## START

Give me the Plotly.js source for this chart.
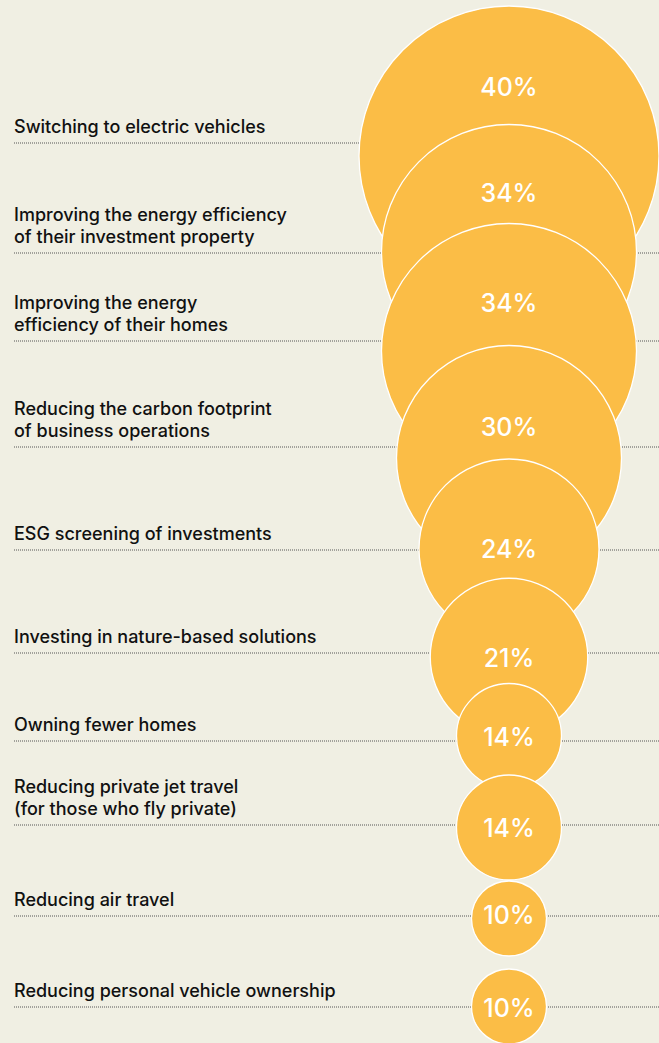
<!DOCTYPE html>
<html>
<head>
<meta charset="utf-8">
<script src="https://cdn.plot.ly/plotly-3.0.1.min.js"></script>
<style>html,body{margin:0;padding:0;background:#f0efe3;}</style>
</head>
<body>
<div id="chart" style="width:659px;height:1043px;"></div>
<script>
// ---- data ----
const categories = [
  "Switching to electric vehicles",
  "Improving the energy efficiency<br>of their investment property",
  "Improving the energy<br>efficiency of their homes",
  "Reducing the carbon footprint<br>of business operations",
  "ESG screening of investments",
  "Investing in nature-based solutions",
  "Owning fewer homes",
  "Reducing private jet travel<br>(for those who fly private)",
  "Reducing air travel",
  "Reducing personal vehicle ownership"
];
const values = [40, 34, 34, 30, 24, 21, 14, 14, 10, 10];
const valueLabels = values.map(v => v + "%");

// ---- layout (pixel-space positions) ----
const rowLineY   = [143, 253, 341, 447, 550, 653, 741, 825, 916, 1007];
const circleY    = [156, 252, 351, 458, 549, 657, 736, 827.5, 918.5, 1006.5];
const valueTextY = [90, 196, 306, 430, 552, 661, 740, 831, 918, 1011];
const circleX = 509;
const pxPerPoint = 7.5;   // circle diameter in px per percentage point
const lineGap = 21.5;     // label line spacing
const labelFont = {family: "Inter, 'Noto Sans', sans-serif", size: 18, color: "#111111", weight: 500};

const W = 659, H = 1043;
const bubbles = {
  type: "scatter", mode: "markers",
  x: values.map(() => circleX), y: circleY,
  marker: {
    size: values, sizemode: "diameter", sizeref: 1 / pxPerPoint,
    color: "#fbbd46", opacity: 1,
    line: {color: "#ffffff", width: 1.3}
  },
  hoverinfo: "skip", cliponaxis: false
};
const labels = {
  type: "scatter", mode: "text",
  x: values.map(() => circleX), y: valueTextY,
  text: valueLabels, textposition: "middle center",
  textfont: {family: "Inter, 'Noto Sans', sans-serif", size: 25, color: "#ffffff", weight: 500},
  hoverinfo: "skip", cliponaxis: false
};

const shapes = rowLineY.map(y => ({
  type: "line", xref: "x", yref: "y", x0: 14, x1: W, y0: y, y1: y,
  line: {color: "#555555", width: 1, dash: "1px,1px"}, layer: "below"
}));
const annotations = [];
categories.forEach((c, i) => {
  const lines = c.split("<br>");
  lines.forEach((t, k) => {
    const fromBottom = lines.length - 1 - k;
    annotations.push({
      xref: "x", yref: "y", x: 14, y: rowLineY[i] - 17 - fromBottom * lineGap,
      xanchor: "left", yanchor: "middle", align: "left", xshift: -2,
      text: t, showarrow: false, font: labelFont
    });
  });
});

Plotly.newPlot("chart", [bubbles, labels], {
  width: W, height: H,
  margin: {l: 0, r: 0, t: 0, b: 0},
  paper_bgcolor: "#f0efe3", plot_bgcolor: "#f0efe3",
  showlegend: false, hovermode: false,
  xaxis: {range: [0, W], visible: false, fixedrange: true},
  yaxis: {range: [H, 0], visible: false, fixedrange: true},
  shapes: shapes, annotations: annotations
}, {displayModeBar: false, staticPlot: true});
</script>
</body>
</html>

## END

Ignore the images and quote every line of the listing exactly.

*WRITTEN ANSWER:*
Give me the Plotly.js source for this chart.
<!DOCTYPE html>
<html>
<head>
<meta charset="utf-8">
<script src="https://cdn.plot.ly/plotly-3.0.1.min.js"></script>
<style>html,body{margin:0;padding:0;background:#f0efe3;}</style>
</head>
<body>
<div id="chart" style="width:659px;height:1043px;"></div>
<script>
// ---- data ----
const categories = [
  "Switching to electric vehicles",
  "Improving the energy efficiency<br>of their investment property",
  "Improving the energy<br>efficiency of their homes",
  "Reducing the carbon footprint<br>of business operations",
  "ESG screening of investments",
  "Investing in nature-based solutions",
  "Owning fewer homes",
  "Reducing private jet travel<br>(for those who fly private)",
  "Reducing air travel",
  "Reducing personal vehicle ownership"
];
const values = [40, 34, 34, 30, 24, 21, 14, 14, 10, 10];
const valueLabels = values.map(v => v + "%");

// ---- layout (pixel-space positions) ----
const rowLineY   = [143, 253, 341, 447, 550, 653, 741, 825, 916, 1007];
const circleY    = [156, 252, 351, 458, 549, 657, 736, 827.5, 918.5, 1006.5];
const valueTextY = [90, 196, 306, 430, 552, 661, 740, 831, 918, 1011];
const circleX = 509;
const pxPerPoint = 7.5;   // circle diameter in px per percentage point
const lineGap = 21.5;     // label line spacing
const labelFont = {family: "Inter, 'Noto Sans', sans-serif", size: 18, color: "#111111", weight: 500};

const W = 659, H = 1043;
const bubbles = {
  type: "scatter", mode: "markers",
  x: values.map(() => circleX), y: circleY,
  marker: {
    size: values, sizemode: "diameter", sizeref: 1 / pxPerPoint,
    color: "#fbbd46", opacity: 1,
    line: {color: "#ffffff", width: 1.3}
  },
  hoverinfo: "skip", cliponaxis: false
};
const labels = {
  type: "scatter", mode: "text",
  x: values.map(() => circleX), y: valueTextY,
  text: valueLabels, textposition: "middle center",
  textfont: {family: "Inter, 'Noto Sans', sans-serif", size: 25, color: "#ffffff", weight: 500},
  hoverinfo: "skip", cliponaxis: false
};

const shapes = rowLineY.map(y => ({
  type: "line", xref: "x", yref: "y", x0: 14, x1: W, y0: y, y1: y,
  line: {color: "#555555", width: 1, dash: "1px,1px"}, layer: "below"
}));
const annotations = [];
categories.forEach((c, i) => {
  const lines = c.split("<br>");
  lines.forEach((t, k) => {
    const fromBottom = lines.length - 1 - k;
    annotations.push({
      xref: "x", yref: "y", x: 14, y: rowLineY[i] - 17 - fromBottom * lineGap,
      xanchor: "left", yanchor: "middle", align: "left", xshift: -2,
      text: t, showarrow: false, font: labelFont
    });
  });
});

Plotly.newPlot("chart", [bubbles, labels], {
  width: W, height: H,
  margin: {l: 0, r: 0, t: 0, b: 0},
  paper_bgcolor: "#f0efe3", plot_bgcolor: "#f0efe3",
  showlegend: false, hovermode: false,
  xaxis: {range: [0, W], visible: false, fixedrange: true},
  yaxis: {range: [H, 0], visible: false, fixedrange: true},
  shapes: shapes, annotations: annotations
}, {displayModeBar: false, staticPlot: true});
</script>
</body>
</html>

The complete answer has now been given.